[Recorded data]
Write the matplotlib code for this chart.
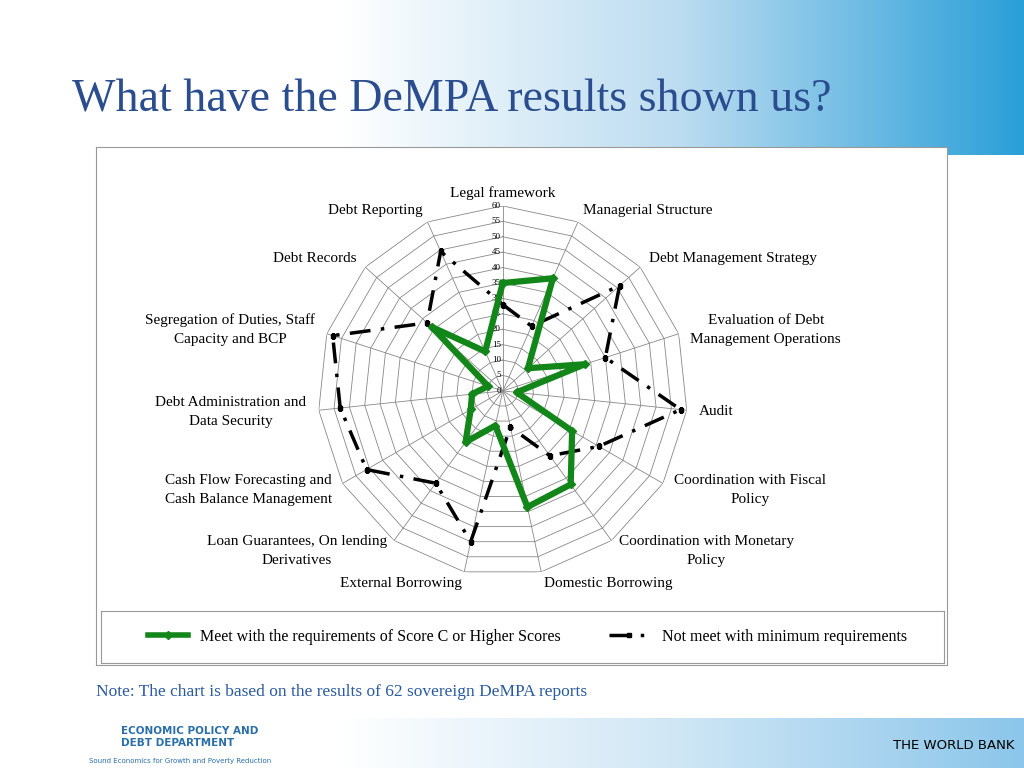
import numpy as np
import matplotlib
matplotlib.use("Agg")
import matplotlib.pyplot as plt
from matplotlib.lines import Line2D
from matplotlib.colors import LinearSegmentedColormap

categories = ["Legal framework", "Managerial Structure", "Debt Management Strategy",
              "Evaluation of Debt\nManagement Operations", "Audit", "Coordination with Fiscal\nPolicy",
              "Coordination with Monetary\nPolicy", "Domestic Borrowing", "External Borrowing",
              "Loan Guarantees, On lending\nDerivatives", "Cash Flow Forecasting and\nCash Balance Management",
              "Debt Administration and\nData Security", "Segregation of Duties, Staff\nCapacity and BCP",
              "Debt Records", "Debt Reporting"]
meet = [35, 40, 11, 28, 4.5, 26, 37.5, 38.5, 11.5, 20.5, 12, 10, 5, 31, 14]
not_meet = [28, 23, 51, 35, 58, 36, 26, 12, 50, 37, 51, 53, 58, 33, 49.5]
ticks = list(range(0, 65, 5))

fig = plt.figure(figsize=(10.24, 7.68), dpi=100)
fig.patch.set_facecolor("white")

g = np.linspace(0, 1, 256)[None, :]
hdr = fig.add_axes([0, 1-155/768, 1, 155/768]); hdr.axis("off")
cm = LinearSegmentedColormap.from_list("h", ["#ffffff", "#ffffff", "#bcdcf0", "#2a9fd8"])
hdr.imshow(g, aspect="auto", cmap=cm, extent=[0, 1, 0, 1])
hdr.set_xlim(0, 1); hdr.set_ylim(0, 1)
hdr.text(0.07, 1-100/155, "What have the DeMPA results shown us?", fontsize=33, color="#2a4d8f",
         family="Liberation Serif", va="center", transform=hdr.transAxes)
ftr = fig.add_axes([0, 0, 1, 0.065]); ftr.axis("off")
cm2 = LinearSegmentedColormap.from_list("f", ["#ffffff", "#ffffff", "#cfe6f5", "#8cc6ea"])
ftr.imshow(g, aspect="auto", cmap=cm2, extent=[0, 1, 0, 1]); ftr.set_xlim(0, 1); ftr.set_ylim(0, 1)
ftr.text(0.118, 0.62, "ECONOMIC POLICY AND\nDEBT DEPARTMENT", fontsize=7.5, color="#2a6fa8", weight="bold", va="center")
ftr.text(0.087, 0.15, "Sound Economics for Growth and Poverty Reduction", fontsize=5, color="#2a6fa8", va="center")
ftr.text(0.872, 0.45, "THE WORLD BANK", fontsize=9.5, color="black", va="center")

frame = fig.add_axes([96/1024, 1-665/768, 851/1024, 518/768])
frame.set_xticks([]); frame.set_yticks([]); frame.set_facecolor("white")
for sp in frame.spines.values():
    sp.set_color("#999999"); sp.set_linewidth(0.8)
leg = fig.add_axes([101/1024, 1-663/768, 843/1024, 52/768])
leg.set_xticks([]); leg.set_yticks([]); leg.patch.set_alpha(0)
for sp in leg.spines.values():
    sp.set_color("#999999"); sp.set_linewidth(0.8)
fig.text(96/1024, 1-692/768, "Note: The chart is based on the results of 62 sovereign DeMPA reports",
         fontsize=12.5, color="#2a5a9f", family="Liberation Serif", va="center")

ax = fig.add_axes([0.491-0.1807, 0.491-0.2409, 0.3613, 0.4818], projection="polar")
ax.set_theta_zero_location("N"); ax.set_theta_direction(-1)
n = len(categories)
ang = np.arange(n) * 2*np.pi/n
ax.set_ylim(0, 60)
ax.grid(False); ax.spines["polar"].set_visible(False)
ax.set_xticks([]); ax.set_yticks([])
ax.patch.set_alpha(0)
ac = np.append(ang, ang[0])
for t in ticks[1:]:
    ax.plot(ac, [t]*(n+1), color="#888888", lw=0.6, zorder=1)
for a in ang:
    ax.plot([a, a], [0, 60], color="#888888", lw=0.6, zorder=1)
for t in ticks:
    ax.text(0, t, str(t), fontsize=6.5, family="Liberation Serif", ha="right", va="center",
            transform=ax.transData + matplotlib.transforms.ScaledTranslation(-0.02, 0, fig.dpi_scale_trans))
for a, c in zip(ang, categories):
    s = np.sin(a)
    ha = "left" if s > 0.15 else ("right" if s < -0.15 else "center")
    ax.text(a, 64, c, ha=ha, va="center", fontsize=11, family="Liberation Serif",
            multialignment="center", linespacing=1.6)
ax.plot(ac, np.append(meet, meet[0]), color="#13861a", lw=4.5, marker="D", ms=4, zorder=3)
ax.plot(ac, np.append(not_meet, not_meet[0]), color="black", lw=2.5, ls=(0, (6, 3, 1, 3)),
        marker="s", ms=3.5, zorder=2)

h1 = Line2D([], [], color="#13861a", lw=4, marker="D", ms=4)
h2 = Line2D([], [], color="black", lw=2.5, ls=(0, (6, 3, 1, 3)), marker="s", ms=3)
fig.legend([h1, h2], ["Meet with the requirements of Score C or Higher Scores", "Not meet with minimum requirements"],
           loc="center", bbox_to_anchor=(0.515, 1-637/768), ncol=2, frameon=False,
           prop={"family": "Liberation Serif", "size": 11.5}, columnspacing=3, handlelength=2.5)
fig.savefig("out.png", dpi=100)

[What needs to be done] Omit the pictures and reproduce the listing exactly.

[In response]
Write the matplotlib code for this chart.
import numpy as np
import matplotlib
matplotlib.use("Agg")
import matplotlib.pyplot as plt
from matplotlib.lines import Line2D
from matplotlib.colors import LinearSegmentedColormap

categories = ["Legal framework", "Managerial Structure", "Debt Management Strategy",
              "Evaluation of Debt\nManagement Operations", "Audit", "Coordination with Fiscal\nPolicy",
              "Coordination with Monetary\nPolicy", "Domestic Borrowing", "External Borrowing",
              "Loan Guarantees, On lending\nDerivatives", "Cash Flow Forecasting and\nCash Balance Management",
              "Debt Administration and\nData Security", "Segregation of Duties, Staff\nCapacity and BCP",
              "Debt Records", "Debt Reporting"]
meet = [35, 40, 11, 28, 4.5, 26, 37.5, 38.5, 11.5, 20.5, 12, 10, 5, 31, 14]
not_meet = [28, 23, 51, 35, 58, 36, 26, 12, 50, 37, 51, 53, 58, 33, 49.5]
ticks = list(range(0, 65, 5))

fig = plt.figure(figsize=(10.24, 7.68), dpi=100)
fig.patch.set_facecolor("white")

g = np.linspace(0, 1, 256)[None, :]
hdr = fig.add_axes([0, 1-155/768, 1, 155/768]); hdr.axis("off")
cm = LinearSegmentedColormap.from_list("h", ["#ffffff", "#ffffff", "#bcdcf0", "#2a9fd8"])
hdr.imshow(g, aspect="auto", cmap=cm, extent=[0, 1, 0, 1])
hdr.set_xlim(0, 1); hdr.set_ylim(0, 1)
hdr.text(0.07, 1-100/155, "What have the DeMPA results shown us?", fontsize=33, color="#2a4d8f",
         family="Liberation Serif", va="center", transform=hdr.transAxes)
ftr = fig.add_axes([0, 0, 1, 0.065]); ftr.axis("off")
cm2 = LinearSegmentedColormap.from_list("f", ["#ffffff", "#ffffff", "#cfe6f5", "#8cc6ea"])
ftr.imshow(g, aspect="auto", cmap=cm2, extent=[0, 1, 0, 1]); ftr.set_xlim(0, 1); ftr.set_ylim(0, 1)
ftr.text(0.118, 0.62, "ECONOMIC POLICY AND\nDEBT DEPARTMENT", fontsize=7.5, color="#2a6fa8", weight="bold", va="center")
ftr.text(0.087, 0.15, "Sound Economics for Growth and Poverty Reduction", fontsize=5, color="#2a6fa8", va="center")
ftr.text(0.872, 0.45, "THE WORLD BANK", fontsize=9.5, color="black", va="center")

frame = fig.add_axes([96/1024, 1-665/768, 851/1024, 518/768])
frame.set_xticks([]); frame.set_yticks([]); frame.set_facecolor("white")
for sp in frame.spines.values():
    sp.set_color("#999999"); sp.set_linewidth(0.8)
leg = fig.add_axes([101/1024, 1-663/768, 843/1024, 52/768])
leg.set_xticks([]); leg.set_yticks([]); leg.patch.set_alpha(0)
for sp in leg.spines.values():
    sp.set_color("#999999"); sp.set_linewidth(0.8)
fig.text(96/1024, 1-692/768, "Note: The chart is based on the results of 62 sovereign DeMPA reports",
         fontsize=12.5, color="#2a5a9f", family="Liberation Serif", va="center")

ax = fig.add_axes([0.491-0.1807, 0.491-0.2409, 0.3613, 0.4818], projection="polar")
ax.set_theta_zero_location("N"); ax.set_theta_direction(-1)
n = len(categories)
ang = np.arange(n) * 2*np.pi/n
ax.set_ylim(0, 60)
ax.grid(False); ax.spines["polar"].set_visible(False)
ax.set_xticks([]); ax.set_yticks([])
ax.patch.set_alpha(0)
ac = np.append(ang, ang[0])
for t in ticks[1:]:
    ax.plot(ac, [t]*(n+1), color="#888888", lw=0.6, zorder=1)
for a in ang:
    ax.plot([a, a], [0, 60], color="#888888", lw=0.6, zorder=1)
for t in ticks:
    ax.text(0, t, str(t), fontsize=6.5, family="Liberation Serif", ha="right", va="center",
            transform=ax.transData + matplotlib.transforms.ScaledTranslation(-0.02, 0, fig.dpi_scale_trans))
for a, c in zip(ang, categories):
    s = np.sin(a)
    ha = "left" if s > 0.15 else ("right" if s < -0.15 else "center")
    ax.text(a, 64, c, ha=ha, va="center", fontsize=11, family="Liberation Serif",
            multialignment="center", linespacing=1.6)
ax.plot(ac, np.append(meet, meet[0]), color="#13861a", lw=4.5, marker="D", ms=4, zorder=3)
ax.plot(ac, np.append(not_meet, not_meet[0]), color="black", lw=2.5, ls=(0, (6, 3, 1, 3)),
        marker="s", ms=3.5, zorder=2)

h1 = Line2D([], [], color="#13861a", lw=4, marker="D", ms=4)
h2 = Line2D([], [], color="black", lw=2.5, ls=(0, (6, 3, 1, 3)), marker="s", ms=3)
fig.legend([h1, h2], ["Meet with the requirements of Score C or Higher Scores", "Not meet with minimum requirements"],
           loc="center", bbox_to_anchor=(0.515, 1-637/768), ncol=2, frameon=False,
           prop={"family": "Liberation Serif", "size": 11.5}, columnspacing=3, handlelength=2.5)
fig.savefig("out.png", dpi=100)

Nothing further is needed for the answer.